In wikipedia I found this diagram. I don't get how under the asumption p=np we get p=np=np-complete?
Not sure this is on topic for stack overflow (Theoretical Comp Sci), but NP-hard, as correctly visualized in the diagram is "the set of problems that are at least as hard as those in NP"; this includes problems that are worse than NP in one sense or another.
NP-complete problems are those problems in NP-hard that have a reducibility relationship with specific problems that are known to be in NP. Essentially, every problem that can be converted in polynomial time or better to a problem in NP-complete is just as hard as the others.
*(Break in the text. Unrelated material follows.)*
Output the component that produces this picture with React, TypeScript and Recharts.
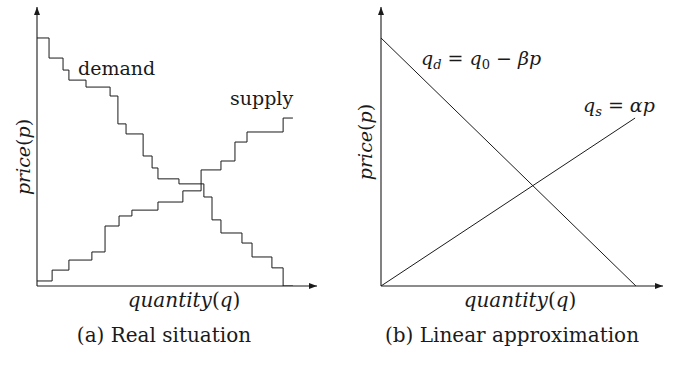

Here are a couple good snippets from CLRS that illustrate the issue:
The class NP consists of those problems that are “verifiable” in polynomial time. What do we mean by a problem being verifiable? If we were somehow given a "certificate” of a solution, then we could verify that the certificate is correct in time polynomial in the size of the input to the problem.
Informally, a problem is in the class NPC—and we refer to it as being NP-complete—if it is in NP and is as “hard” as any problem in NP.
A decidable language L is NP-complete if:
- L is in NP, and
- L' can be reduced to L in polynomial time for every L' in NP.
If a language L satisfies property 2, but not necessarily property 1, we say that L is NP-hard. We also define NPC to be the class of NP-complete languages.
(I may have the L' and L backwards there, the reducibility symbol is backwards from the way it is read in English.)
So what's the point? Well, you can just solve it with set theory: NP-complete is a subset of NP, and if P=NP, then NP-complete is a subset of P (in fact, they all become equal at that point, since you can solve any of them by first changing them to something your magic P-algorithm can work on). NP-hard still includes some NP-complete problems, but there are other problems outside, which are just hard.